1

This is the first time I am asking a question here, so let me know if you require more information to suggest a solution.

I have a three dimensional boolean data array (time, lat, lon), which I have processed using the xarray library in python 3. The data array I am working with includes data for one year and it has daily timesteps (365-366 days depending on whether it is a leap year or not).

The dimensions of a sample data array are shown here, and a sample netcdf file can be downloaded here and load as da = xr.open_dataset('data.nc'). This sample includes five time steps only.

I would like to know how long is the longest sequence of True values for each cell (or pixel). The output containing the longest sequence should be a two dimensional data array or data frame. So, for example, if a cell has values of [True, True, True, False, True], the result I want to get for that pixel is 3 as this represents the three consecutive True values.
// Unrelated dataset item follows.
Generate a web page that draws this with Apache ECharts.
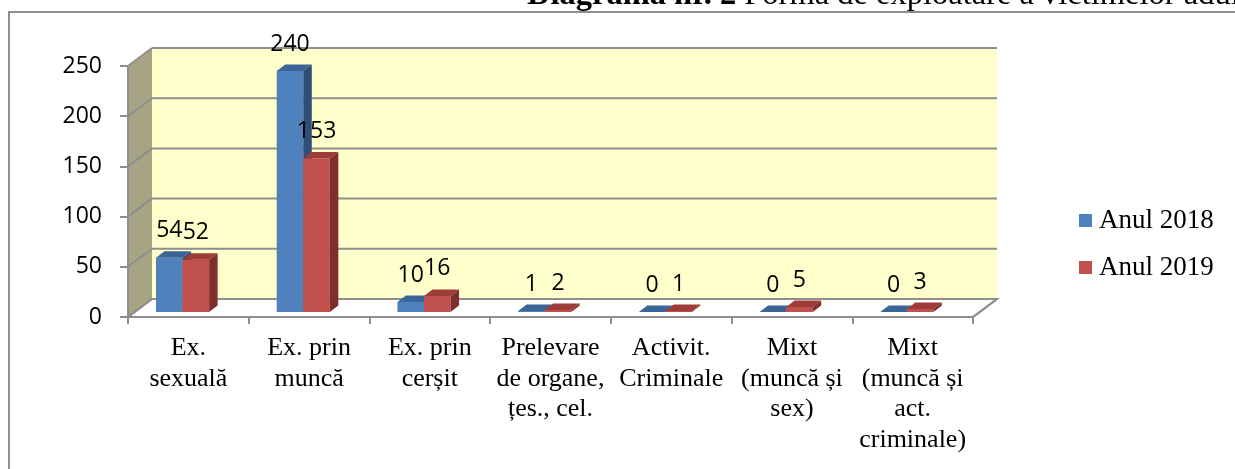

I have tried using cumulative sums across time using da.cumsum('time'), but this adds up all values, even if they are not consecutive, but this is not what I want.

Similar questions have been asked before for two dimensional dataframes, for example here and here. But I have not been able to implement these solutions successfully in a three dimensional dataframe.

Since I am fairly new to Python and xarray in particular, I cannot figure out how I could achieve this. Any ideas would be appreciated.

lidefi87
  • 31
  • 4

2 Answers2

1

In case anyone needs a solution, I found one here. There, @tda suggests resetting the cumulative sum to zero every time a zero is encountered in the original data array using this line of code: cumulative = data.cumsum(dim='time')-data.cumsum(dim='time').where(data.values == 0).ffill(dim='time').fillna(0) where data is the original data array on which we are basing this cumulative sum calculation.

lidefi87
  • 31
  • 4
1

Thank you very much! I had to use this after a resample so I embedded your code in a function:

def n_longest_consecutive(ds, dim='time'):
    ds = ds.cumsum(dim=dim) - ds.cumsum(dim=dim).where(data == 0).ffill(dim=dim).fillna(0)
    return data.max(dim=dim)

I just deleted the .values inside the where: it forces the evaluation of data and the workflow is no longer 'lazy'.

cyril
  • 524
  • 2
  • 8